The Policy category shows Guardian findings — deviations from expected behavior as defined by your applied policies. It contains three cards:

  • Container Policy Deviation Spydertraces — Causal traces of activity triggered by a policy violation inside a monitored container.

  • Container Policy Deviation Flags — Individual point-in-time detections from policy violations in containers.
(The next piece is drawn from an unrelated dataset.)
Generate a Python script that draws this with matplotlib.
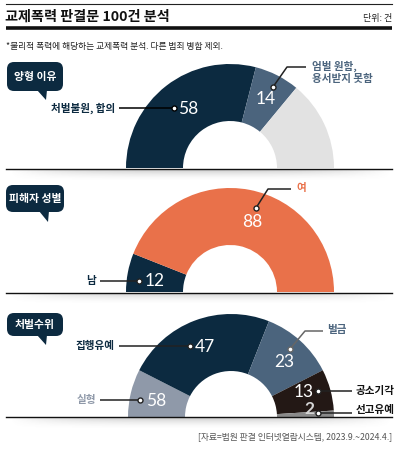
import matplotlib.pyplot as plt
import numpy as np
from matplotlib.patches import FancyBboxPatch, Polygon

plt.rcParams['font.family'] = ['Noto Sans CJK KR', 'DejaVu Sans']

# --- data -------------------------------------------------------------
title = '교제폭력 판결문 100건 분석'
unit = '단위: 건'
note = '*물리적 폭력에 해당하는 교제폭력 분석. 다른 범죄 병합 제외.'
source = '[자료=법원 판결 인터넷열람시스템, 2023.9.~2024.4.]'

reason_labels = ['처벌불원, 합의', '엄벌 원함,\n용서받지 못함', '기타']
reason_values = [58, 14, 28]

sex_labels = ['남', '여']
sex_values = [12, 88]

punish_labels = ['실형', '집행유예', '벌금', '공소기각', '선고유예']
punish_values = [15, 47, 23, 13, 2]
punish_shown = ['58', '47', '23', '13', '2']   # numbers as printed on the graphic

# --- style ------------------------------------------------------------
NAVY = '#0c2a40'
SLATE = '#4b647d'
LGREY = '#e2e2e2'
ORANGE = '#e9714a'
BLUEGREY = '#8f99a9'
BROWN = '#231815'
MGREY = '#8a8a8a'

W, H = 405, 449
fig = plt.figure(figsize=(W / 100, H / 100), dpi=100)
ax = fig.add_axes([0, 0, 1, 1])


def donut(values, colors, cx, cy, r, width):
    total = sum(values)
    # hidden lower half so the ring becomes a semicircle
    ax.pie(values + [total], colors=colors + ['none'], startangle=180,
           counterclock=True, radius=r, center=(cx, cy),
           wedgeprops=dict(width=width, edgecolor='none', linewidth=0))


def bubble(x0, y0, x1, y1, tip, text):
    ax.add_patch(FancyBboxPatch((x0, y0), x1 - x0, y1 - y0,
                                boxstyle='round,pad=0,rounding_size=7',
                                fc=NAVY, ec='none', zorder=5))
    ax.add_patch(Polygon([(tip[0] - 9, y1 - 1), (tip[0] + 1, y1 - 1), tip],
                         closed=True, fc=NAVY, ec='none', zorder=5))
    ax.text((x0 + x1) / 2, (y0 + y1) / 2 + 0.5, text, color='white',
            fontsize=7.8, fontweight='bold', ha='center', va='center', zorder=6)


def shadow(y):
    h = 12
    xs = np.linspace(-1, 1, 300)
    ys = np.linspace(0, 1, 30)
    horiz = np.clip(1 - np.abs(xs) ** 3, 0, 1)
    vert = (1 - ys) ** 2
    a = 0.28 * np.outer(vert, horiz)
    img = np.zeros((30, 300, 4))
    img[..., :3] = 0.35
    img[..., 3] = a
    ax.imshow(img, extent=(10, 392, y + h, y), zorder=1, aspect='auto',
              interpolation='bilinear')


def leader(points, color='black'):
    xs, ys = zip(*points)
    ax.plot(xs, ys, color=color, lw=1.1, zorder=7, solid_capstyle='butt')
    ax.plot(xs[0], ys[0], 'o', ms=3.6, mfc='white', mec=color, mew=1.0, zorder=8)


def number(x, y, s, ha='left', color='white', weight='normal'):
    ax.text(x, y, s, color=color, fontsize=12.5, family=['Lato', 'DejaVu Sans'],
            fontweight=weight, ha=ha, va='center', zorder=9)


def label(x, y, s, ha, color, va='center'):
    ax.text(x, y, s, color=color, fontsize=7.6, fontweight='bold', ha=ha, va=va,
            zorder=9, linespacing=1.15)


# --- header -----------------------------------------------------------
ax.plot([6, 392], [4, 4], color='#222222', lw=0.8)
ax.text(5, 17, title, fontsize=10.2, fontweight='bold', ha='left', va='center',
        color='#111111')
ax.text(392, 19, unit, fontsize=6.5, ha='right', va='center', color='#222222')
ax.plot([6, 392], [28, 28], color='#111111', lw=2.6, solid_capstyle='butt')
ax.text(6, 47, note, fontsize=6.3, ha='left', va='center', color='#222222')

# --- chart 1 : sentencing reasons ------------------------------------
donut(reason_values, [NAVY, SLATE, LGREY], 230, 168, 104, 57)
bubble(7, 62, 63, 91, (46, 100), '양형 이유')
leader([(174, 108), (119, 108)])
label(115, 108, reason_labels[0], 'right', NAVY)
number(178, 109, str(reason_values[0]))
leader([(273, 87), (287, 67), (306, 67)], color='#222222')
number(266, 99, str(reason_values[1]), ha='center')
label(312, 61, reason_labels[1], 'left', SLATE, va='top')

# --- chart 2 : victim sex --------------------------------------------
donut(sex_values, [NAVY, ORANGE], 230, 292, 104, 57)
bubble(6, 185, 64, 212, (48, 222), '피해자 성별')
leader([(256, 208), (268, 189), (291, 189)], color='#222222')
number(252, 222, str(sex_values[1]), ha='center')
label(296, 188, sex_labels[1], 'left', ORANGE)
leader([(139, 281), (100, 281)], color='#222222')
number(145, 281, str(sex_values[0]))
label(96, 281, sex_labels[0], 'right', NAVY)

# --- chart 3 : punishment --------------------------------------------
donut(punish_values, [BLUEGREY, NAVY, SLATE, BROWN, MGREY], 231, 417, 103, 57)
bubble(7, 313, 63, 336, (46, 345), '처벌수위')
leader([(140, 400), (100, 400)], color='#222222')
number(146, 401, punish_shown[0])
label(96, 400, punish_labels[0], 'right', BLUEGREY)
leader([(190, 346), (119, 346)], color='#222222')
number(195, 347, punish_shown[1])
label(115, 346, punish_labels[1], 'right', NAVY)
leader([(290, 349), (305, 331), (323, 331)], color='#666666')
number(284, 362, punish_shown[2], ha='center')
label(327, 330, punish_labels[2], 'left', SLATE)
leader([(318, 391), (352, 391)], color='#222222')
number(314, 392, punish_shown[3], ha='right')
label(356, 391, punish_labels[3], 'left', '#111111')
leader([(318, 413), (352, 413)], color='#222222')
number(314, 409, punish_shown[4], ha='right', color='#d4d4d4', weight='bold')
label(356, 410, punish_labels[4], 'left', '#111111')

# --- separators and source -------------------------------------------
for y in (169, 292.5, 417):
    shadow(y + 1)
    ax.plot([6, 392], [y, y], color='#111111', lw=1.0, zorder=4)
ax.text(392, 437, source, fontsize=6.3, ha='right', va='center', color='#555555')

ax.set_xlim(0, W)
ax.set_ylim(H, 0)
ax.set_aspect('equal')
ax.axis('off')
fig.savefig('out.png', dpi=100, facecolor='white')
  • Linux Service Policy Deviation Flags — Individual detections from policy violations on Linux VMs, scoped to background services.

Operations

The Operations category currently contains one card:

  • Operations Flags — Infrastructure management and uptime events, such as a pod not running, memory management features being disabled, or critical resource thresholds being exceeded.

Network

The Network category provides visibility into connection activity across monitored hosts. It contains five cards:

  • Long Lived (> 60 mins) Egress Connections — Outbound connections that remain active for more than an hour. Persistent connections to unexpected destinations can indicate beaconing or data staging.

  • Egress Connections with Large (>1MB) Data Transfer — Outbound connections with significant data volume. Useful for detecting accidental or intentional data exfiltration.
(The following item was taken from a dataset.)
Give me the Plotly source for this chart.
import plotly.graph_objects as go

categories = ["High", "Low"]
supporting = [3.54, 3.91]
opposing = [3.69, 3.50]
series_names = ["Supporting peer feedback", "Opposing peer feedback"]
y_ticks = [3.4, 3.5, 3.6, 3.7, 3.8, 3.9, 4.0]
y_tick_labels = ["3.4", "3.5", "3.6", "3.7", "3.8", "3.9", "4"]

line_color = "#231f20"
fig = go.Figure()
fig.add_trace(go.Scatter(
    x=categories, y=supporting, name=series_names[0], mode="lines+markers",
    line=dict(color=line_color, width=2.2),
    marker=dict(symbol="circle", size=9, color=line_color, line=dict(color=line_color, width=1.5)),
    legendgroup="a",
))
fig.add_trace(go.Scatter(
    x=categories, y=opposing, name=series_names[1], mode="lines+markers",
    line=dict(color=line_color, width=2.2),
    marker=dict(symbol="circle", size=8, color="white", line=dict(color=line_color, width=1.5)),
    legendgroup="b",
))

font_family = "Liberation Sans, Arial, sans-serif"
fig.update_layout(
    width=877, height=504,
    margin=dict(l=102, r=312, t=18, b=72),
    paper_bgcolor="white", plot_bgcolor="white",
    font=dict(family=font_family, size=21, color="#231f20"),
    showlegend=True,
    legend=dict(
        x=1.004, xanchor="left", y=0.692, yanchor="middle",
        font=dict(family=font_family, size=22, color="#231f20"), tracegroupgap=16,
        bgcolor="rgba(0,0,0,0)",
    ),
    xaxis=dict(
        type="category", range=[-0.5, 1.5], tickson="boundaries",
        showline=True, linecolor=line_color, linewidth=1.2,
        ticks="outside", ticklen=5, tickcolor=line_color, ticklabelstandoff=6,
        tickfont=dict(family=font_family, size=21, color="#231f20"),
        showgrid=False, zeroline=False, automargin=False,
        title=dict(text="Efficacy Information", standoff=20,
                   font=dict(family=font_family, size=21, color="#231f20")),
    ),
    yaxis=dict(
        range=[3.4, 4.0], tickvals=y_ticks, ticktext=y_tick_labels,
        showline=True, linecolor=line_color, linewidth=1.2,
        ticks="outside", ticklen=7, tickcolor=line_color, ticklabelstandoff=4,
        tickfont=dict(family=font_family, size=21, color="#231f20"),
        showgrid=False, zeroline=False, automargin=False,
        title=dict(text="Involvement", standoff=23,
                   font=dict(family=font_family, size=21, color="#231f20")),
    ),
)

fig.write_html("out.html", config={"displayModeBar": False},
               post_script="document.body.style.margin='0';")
  • Cross Machine Connections — Connections between monitored machines. Unusual lateral movement between hosts is a common indicator of compromise.
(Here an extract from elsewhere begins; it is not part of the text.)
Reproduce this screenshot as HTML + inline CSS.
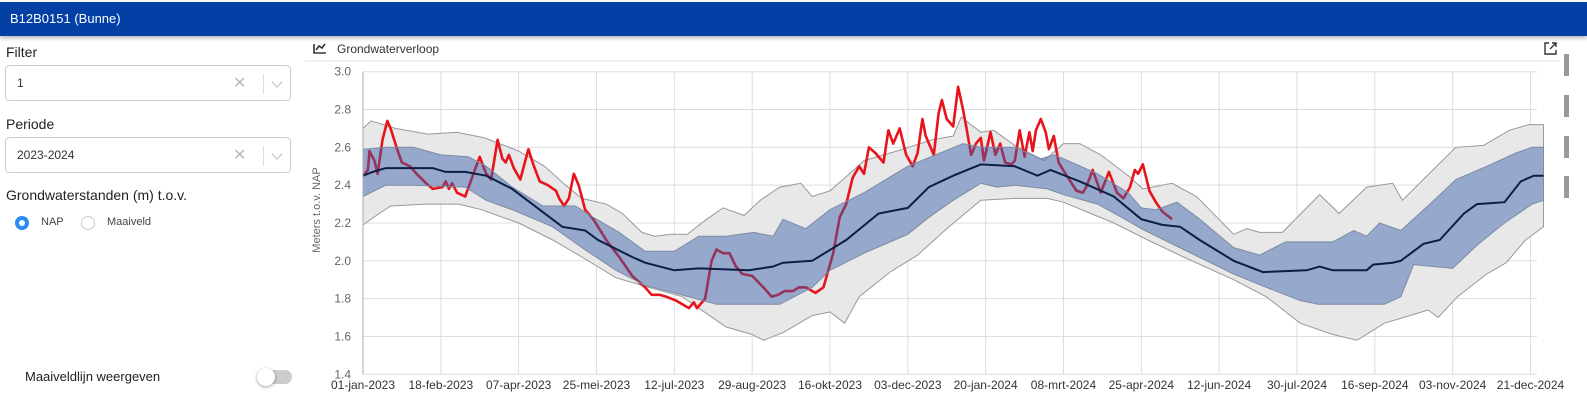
<!DOCTYPE html>
<html style="overflow:hidden;width:1587px;height:408px"><head><meta charset="utf-8">
<style>
html,body{margin:0;padding:0;overflow:hidden}
body{width:1587px;height:408px;background:#fff;font-family:"Liberation Sans",sans-serif;position:relative}
#wrap{position:absolute;left:0;top:0;width:1587px;height:408px;overflow:hidden}
.hdr{position:absolute;left:0;top:2px;width:1587px;height:34px;background:#0340a6;color:#fff;font-size:13px;line-height:34px;box-shadow:0 2px 4px rgba(0,0,0,.3)}
.hdr span{margin-left:10px}
.lbl{position:absolute;left:6px;font-size:14px;color:#222}
.sel{position:absolute;left:5px;width:286px;height:36px;border:1px solid #ccc;border-radius:4px;box-sizing:border-box;font-size:12px;color:#333}
.sel .v{position:absolute;left:11px;top:10px}
.sel .x{position:absolute;left:227px;top:7px;color:#bbb;font-size:16px}
.sel .sep{position:absolute;left:257px;top:8px;width:1px;height:20px;background:#ddd}
.sel .dn{position:absolute;left:267px;top:12px;width:7px;height:7px;border-right:1.5px solid #bbb;border-bottom:1.5px solid #bbb;transform:rotate(45deg)}
.rb{position:absolute;width:14px;height:14px;border-radius:50%;box-sizing:border-box}
.side{position:absolute;left:1564px;width:5px;height:22px;background:#999}
</style></head><body>
<div id="wrap">
<div class="hdr"><span>B12B0151 (Bunne)</span></div>
<div class="lbl" style="top:44px">Filter</div>
<div class="sel" style="top:65px"><span class="v">1</span><span class="x">✕</span><span class="sep"></span><span class="dn"></span></div>
<div class="lbl" style="top:116px">Periode</div>
<div class="sel" style="top:137px"><span class="v">2023-2024</span><span class="x">✕</span><span class="sep"></span><span class="dn"></span></div>
<div class="lbl" style="top:187px">Grondwaterstanden (m) t.o.v.</div>
<div class="rb" style="left:15px;top:216px;background:#2d8cf0;border:4px solid #2d8cf0"><div style="width:6px;height:6px;background:#fff;border-radius:50%"></div></div>
<div style="position:absolute;left:41px;top:216px;font-size:11px;color:#444">NAP</div>
<div class="rb" style="left:81px;top:216px;border:1px solid #ccc"></div>
<div style="position:absolute;left:107px;top:216px;font-size:11px;color:#444">Maaiveld</div>
<div style="position:absolute;left:25px;top:369px;font-size:13px;color:#222">Maaiveldlijn weergeven</div>
<div style="position:absolute;left:258px;top:370px;width:34px;height:14px;border-radius:7px;background:#ccc"><div style="position:absolute;left:-1px;top:-2px;width:18px;height:18px;border-radius:50%;background:#fff;box-shadow:0 1px 3px rgba(0,0,0,.4)"></div></div>
<div class="side" style="top:54px"></div>
<div class="side" style="top:95px"></div>
<div class="side" style="top:136px"></div>
<div class="side" style="top:176px"></div>

<svg id="chart" width="1587" height="408" viewBox="0 0 1587 408" style="position:absolute;left:0;top:0;overflow:hidden">
<g stroke="#333" stroke-width="1.6" fill="none"><path d="M314 44 L314 53 L326 53"/><path d="M316 50 L319 46 L322 48 L325 44"/></g>
<text x="337" y="53" font-size="12" fill="#333">Grondwaterverloop</text>
<g stroke="#333" stroke-width="1.4" fill="none"><path d="M1549 43 L1545 43 L1545 54 L1556 54 L1556 50"/><path d="M1550 49 L1556 43 M1552 43 L1556 43 L1556 47"/></g>
<line x1="305" y1="61" x2="1560" y2="61" stroke="#e5e5e5"/>
<g id="grid"></g><g id="outer"></g><g id="obs"></g><g id="inner"></g><g id="med"></g><g id="axes"></g>
</svg>
</div>
<script>
const yTicks=[1.4,1.6,1.8,2.0,2.2,2.4,2.6,2.8,3.0];
const xTickDays=[0,48,96,144,192,240,288,336,384,432,480,528,576,624,672,720];
const xTickLabels=["01-jan-2023","18-feb-2023","07-apr-2023","25-mei-2023","12-jul-2023","29-aug-2023","16-okt-2023","03-dec-2023","20-jan-2024","08-mrt-2024","25-apr-2024","12-jun-2024","30-jul-2024","16-sep-2024","03-nov-2024","21-dec-2024"];
const outerUpDays=[0,5,20,40,58,75,96,112,125,135,150,160,172,180,190,200,212,222,235,245,257,270,277,288,300,309,329,351,364,369,381,389,402,420,432,442,455,472,481,499,514,537,545,553,567,590,602,619,635,641,655,674,691,707,719,728];
const outerUp=[2.70,2.74,2.70,2.67,2.68,2.65,2.58,2.50,2.40,2.33,2.30,2.25,2.15,2.13,2.14,2.14,2.22,2.28,2.24,2.32,2.39,2.41,2.34,2.37,2.46,2.53,2.58,2.64,2.66,2.76,2.68,2.69,2.61,2.53,2.62,2.62,2.56,2.45,2.38,2.41,2.34,2.14,2.17,2.15,2.15,2.35,2.25,2.39,2.41,2.32,2.44,2.60,2.61,2.69,2.72,2.72];
const outerLoDays=[0,10,17,39,59,73,96,117,135,156,176,197,212,224,240,247,259,277,288,297,306,325,342,360,381,402,422,432,463,484,506,537,557,578,598,613,630,657,663,675,693,705,717,728];
const outerLo=[2.19,2.25,2.29,2.30,2.30,2.27,2.20,2.11,2.02,1.91,1.86,1.81,1.72,1.65,1.61,1.58,1.62,1.71,1.73,1.67,1.81,1.94,2.03,2.17,2.32,2.33,2.33,2.31,2.20,2.11,2.02,1.90,1.81,1.67,1.61,1.58,1.67,1.74,1.70,1.81,1.93,1.99,2.11,2.18];
const innerUpDays=[0,14,31,48,65,76,92,111,131,142,158,174,192,207,224,241,253,259,273,288,309,336,356,370,381,402,418,426,432,453,472,480,489,502,516,537,553,569,598,611,619,627,640,658,674,693,711,721,728];
const innerUp=[2.59,2.60,2.60,2.56,2.55,2.50,2.39,2.29,2.29,2.23,2.15,2.05,2.05,2.13,2.13,2.15,2.13,2.22,2.17,2.27,2.36,2.50,2.57,2.62,2.60,2.60,2.54,2.56,2.54,2.46,2.36,2.28,2.27,2.31,2.22,2.07,2.03,2.10,2.10,2.16,2.13,2.20,2.16,2.30,2.43,2.50,2.57,2.60,2.60];
const innerLoDays=[0,14,31,63,76,92,117,135,156,174,192,218,240,257,277,288,309,336,349,364,381,391,402,422,432,453,472,480,506,537,557,578,589,630,640,648,672,688,704,721,728];
const innerLo=[2.34,2.40,2.40,2.39,2.32,2.27,2.18,2.07,1.95,1.87,1.83,1.77,1.77,1.77,1.86,1.95,2.04,2.14,2.23,2.32,2.41,2.39,2.40,2.38,2.35,2.30,2.21,2.17,2.06,1.93,1.86,1.79,1.77,1.77,1.81,1.98,1.96,2.09,2.20,2.30,2.32];
const medDays=[0,6,14,31,43,51,63,76,92,109,123,137,145,166,174,192,207,238,253,259,277,298,318,336,349,364,381,402,416,424,442,463,480,493,504,516,537,555,582,590,598,619,623,635,640,654,664,679,687,704,714,722,728];
const med=[2.45,2.47,2.49,2.49,2.49,2.47,2.47,2.45,2.38,2.27,2.18,2.16,2.11,2.02,1.99,1.95,1.96,1.95,1.97,1.99,2.00,2.11,2.25,2.28,2.39,2.45,2.51,2.50,2.45,2.48,2.42,2.34,2.22,2.19,2.18,2.11,2.00,1.94,1.95,1.97,1.95,1.95,1.98,1.99,2.00,2.09,2.11,2.25,2.30,2.31,2.42,2.45,2.45];
const obsDays=[0,3,4,7,9,12,15,17,21,24,29,33,39,43,49,51,53,55,58,63,66,72,76,79,83,86,88,90,93,97,102,105,109,114,119,121,124,127,130,133,137,142,150,158,166,174,178,183,187,193,201,204,206,211,215,218,222,226,230,234,240,248,252,256,260,265,269,273,279,284,290,294,298,302,306,309,312,316,321,324,327,331,335,339,342,345,347,352,355,357,360,364,367,370,372,375,378,381,383,387,390,393,396,400,402,405,408,411,413,415,418,421,423,426,429,434,440,444,446,450,455,460,465,469,473,476,478,481,485,489,493,499];
const obs=[2.45,2.48,2.58,2.53,2.46,2.64,2.74,2.70,2.59,2.52,2.50,2.46,2.41,2.38,2.39,2.42,2.38,2.41,2.36,2.34,2.41,2.55,2.46,2.43,2.64,2.54,2.52,2.56,2.49,2.43,2.59,2.51,2.42,2.40,2.37,2.33,2.29,2.33,2.46,2.40,2.27,2.22,2.11,2.02,1.92,1.86,1.82,1.82,1.81,1.79,1.75,1.78,1.75,1.80,2.00,2.06,2.04,2.04,1.97,1.93,1.92,1.85,1.81,1.82,1.84,1.84,1.86,1.86,1.83,1.86,2.04,2.23,2.30,2.44,2.50,2.46,2.60,2.57,2.52,2.69,2.62,2.70,2.56,2.50,2.57,2.75,2.66,2.56,2.78,2.85,2.75,2.71,2.92,2.80,2.71,2.56,2.62,2.65,2.53,2.68,2.56,2.62,2.52,2.51,2.53,2.69,2.55,2.68,2.58,2.69,2.75,2.68,2.59,2.66,2.52,2.45,2.37,2.36,2.39,2.48,2.36,2.47,2.36,2.33,2.39,2.48,2.46,2.51,2.37,2.31,2.26,2.22];

const X0=363,PX=1.6215,Ytop=71.7,PU=189.1,XR=1537;
const sx=d=>X0+d*PX, sy=v=>Ytop+(3.0-v)*PU;
const NS='http://www.w3.org/2000/svg';
function mk(parent,tag,attrs){const e=document.createElementNS(NS,tag);for(const k in attrs)e.setAttribute(k,attrs[k]);document.getElementById(parent).appendChild(e);return e;}
function pts(days,vals){return days.map((d,i)=>sx(d).toFixed(1)+','+sy(vals[i]).toFixed(1));}
function band(upD,up,loD,lo){return 'M'+pts(upD,up).join(' L')+' L'+pts(loD,lo).reverse().join(' L')+' Z';}

yTicks.forEach(v=>{
  const l=mk('grid','line',{x1:X0,x2:XR,y1:sy(v),y2:sy(v),stroke:'#ddd'});
  
  
  const t=mk('axes','text',{x:351,y:sy(v)+4,'text-anchor':'end','font-size':12,fill:'#666'});
  t.textContent=v.toFixed(1);
  
  
});
xTickDays.forEach((d,i)=>{
  const l=mk('grid','line',{x1:sx(d),x2:sx(d),y1:Ytop,y2:sy(1.4),stroke:'#ddd'});
  
  
  const t=mk('axes','text',{x:sx(d),y:389,'text-anchor':'middle','font-size':12,fill:'#333'});
  t.textContent=xTickLabels[i];
  
  
});
const ax=mk('axes','line',{x1:X0,x2:X0,y1:Ytop,y2:sy(1.4),stroke:'#aaa'});


const yt=mk('axes','text',{x:0,y:0,transform:'translate(320,210) rotate(-90)','text-anchor':'middle','font-size':11,fill:'#666'});
yt.textContent='Meters t.o.v. NAP';



const ob=mk('outer','path',{d:band(outerUpDays,outerUp,outerLoDays,outerLo),fill:'#e8e8e8',stroke:'#999','stroke-width':1});


const ol=mk('obs','polyline',{points:pts(obsDays,obs).join(' '),fill:'none',stroke:'#e8141c','stroke-width':2.6,'stroke-linejoin':'round'});


const ib=mk('inner','path',{d:band(innerUpDays,innerUp,innerLoDays,innerLo),fill:'rgba(50,90,170,0.45)',stroke:'#7d8ba3','stroke-width':1});


const ml=mk('med','polyline',{points:pts(medDays,med).join(' '),fill:'none',stroke:'#0b1f45','stroke-width':2});


</script>
</body></html>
  • Connections to DNS — DNS activity across monitored hosts. Anomalous DNS queries can indicate command-and-control communication, network reconnaissance, or malware downloads.

  • Connections Initiated by an SSH Process — Outbound SSH connections. While SSH is a legitimate protocol, connections to unexpected destinations or made by unexpected processes are worth reviewing.

Inventory

The Inventory category lists the assets currently observed in your monitoring scope. It contains five cards:

  • Recently Observed Systems — Linux hosts running the Nano Agent.

  • Recently Observed Kubernetes Clusters — Kubernetes clusters within your monitoring scope.

  • Recently Observed Kubernetes Nodes — Nodes across monitored clusters.

  • Recently Observed Pods — Pods across monitored clusters.

  • Recently Observed Containers — Containers across monitored clusters.

Each card links to asset metadata and lets you pivot into activity for that asset within a selected time range. If you deploy the Nano Agent as part of your base image or Kubernetes automation, new machines appear here as soon as they come online. See Nano Agent installation for deployment options.

Kubernetes

The Kubernetes category extends the inventory view with additional resource types and command activity. It contains ten cards:

  • Recently Observed Clusters

  • Recently Observed Kubernetes Nodes

  • Recently Observed Pods

  • Recently Observed Containers

  • Recently Observed Services

  • Recently Observed Deployments

  • Recently Observed Replicasets

  • Recently Observed Daemonsets

  • Executed "Kubectl delete" Commandskubectl delete commands run against monitored clusters within the selected time range.

  • Executed "Kubectl apply" or "Kubectl create" Commandskubectl apply and kubectl create commands run against monitored clusters. Review these to confirm that cluster changes are authorized and expected.